Just like how putting an event's content online for non-attendees to taste drives them to want to actually go to the next event, so does online social networking drive the desire to meet all those @s face to face. At least for the generations currently in the workplace—those babies who now have an iPad in one little fist and a bottle in the other may end up having a whole different worldview.

Anyway, in case you missed the report last fall like I did, here are a few more interesting results:

• Only 11 percent are using games/gamification, which ironically is the highest-grossing app category for iPads, according to this infographic. How much do you want to bet that this number changes as more B2B companies get on the game wagon?
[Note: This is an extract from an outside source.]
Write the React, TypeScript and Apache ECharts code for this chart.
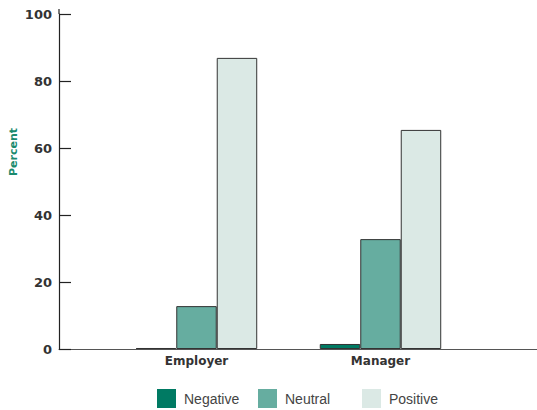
import React, { useEffect, useRef } from "react";
import * as echarts from "echarts";

const categories = ["Employer", "Manager"];
const negative = [0.3, 1.5];
const neutral = [12.8, 32.8];
const positive = [86.9, 65.4];
const seriesNames = ["Negative", "Neutral", "Positive"];
const colors = ["#007a63", "#66ada0", "#dbe9e5"];

export default function App() {
  const ref = useRef<HTMLDivElement>(null);
  useEffect(() => {
    if (!ref.current) return;
    const chart = echarts.init(ref.current, null, { renderer: "svg" });
    const labelFont = { fontFamily: "DejaVu Sans", fontWeight: "bold" as const, fontSize: 13, color: "#333" };
    const data = [negative, neutral, positive];
    const legendLefts = [157, 258, 362];
    chart.setOption({
      animation: false,
      grid: [
        { left: 104.5, width: 368, top: 14, bottom: 61 },
        { left: 59, right: 0, top: 14, bottom: 61 },
      ],
      xAxis: [
        {
          type: "category",
          gridIndex: 0,
          data: categories,
          axisLine: { show: false },
          axisTick: { show: false },
          axisLabel: { ...labelFont, fontSize: 12, margin: 6 },
        },
        {
          type: "category",
          gridIndex: 1,
          data: [],
          axisLine: { show: true, lineStyle: { color: "#555", width: 1.2 } },
          axisTick: { show: false },
          axisLabel: { show: false },
        },
      ],
      yAxis: [
        {
          type: "value",
          gridIndex: 0,
          min: 0,
          max: 100,
          interval: 20,
          show: false,
        },
        {
          type: "value",
          gridIndex: 1,
          min: 0,
          max: 100,
          interval: 20,
          axisLine: { show: true, lineStyle: { color: "#222", width: 1.2 } },
          axisTick: { show: true, inside: true, length: 12, lineStyle: { color: "#222", width: 1.2 } },
          axisLabel: { ...labelFont, margin: 7 },
          splitLine: { show: false },
        },
      ],
      legend: seriesNames.map((n, i) => ({
        data: [n],
        left: legendLefts[i],
        top: 389,
        padding: 0,
        itemWidth: 19,
        itemHeight: 19,
        icon: "rect",
        itemStyle: { borderWidth: 0 },
        textStyle: { fontFamily: "Liberation Sans", fontSize: 14, color: "#444", padding: [0, 0, 0, 3] },
      })),
      graphic: [
        {
          type: "text",
          left: 8,
          top: 128,
          rotation: Math.PI / 2,
          style: {
            text: "Percent",
            fill: "#1a8a6e",
            font: "bold 11px DejaVu Sans",
          },
        },
        {
          type: "line",
          shape: { x1: 59, y1: 9, x2: 59, y2: 14 },
          style: { stroke: "#222", lineWidth: 1.2 },
        },
      ],
      series: seriesNames.map((n, i) => ({
        name: n,
        type: "bar",
        xAxisIndex: 0,
        yAxisIndex: 0,
        data: data[i],
        barGap: "0%",
        barCategoryGap: "34%",
        itemStyle: { color: colors[i], borderColor: "#333", borderWidth: 1 },
      })),
    });
    return () => chart.dispose();
  }, []);
  return <div ref={ref} style={{ width: 537, height: 410, position: "absolute", left: 0, top: 0 }} />;
}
• Use of every social media listed was up, except for Flickr, which stayed flat at 10 percent. It kind of surprised me at first to see LinkedIn as the most used media (83 percent), seeing as Twitter has taken over the universe lately (it was the top network in 2011). But then again, not really, since LI has become the serious business place to be in recent years. While companies pretty much have to pour their drops into the Twitter firehose—Twitter use is also at a high 80 percent, up six percentage points from 2011—more targeted and nuanced interactions on LI are more likely to be effective. Facebook and YouTube are making steady gains (80 percent and 61 percent, respectively), but another surprise for me was Google+, which leapt from 13 percent to 39 percent. Maybe G+ is finally going mainstream? Pinterest went from zero to 26 percent.

Quora, Tumblr, Instagram (really? Companies really need to get on this one), and Foursquare still show tiny adoption rates, but at least they're on the content-marketing radar screen as of last fall, which they weren't the year before.

• One kind of sad finding that makes me think companies maybe aren't getting it after all is that their biggest challenge is creating enough content, whereas in 2011 it was producing the kind of content that engages. Maybe they've mastered the engagement piece? Somehow, I think it's more about throwing a ton of stuff out in hopes some of it will stick, which is more of a return to old-school thinking.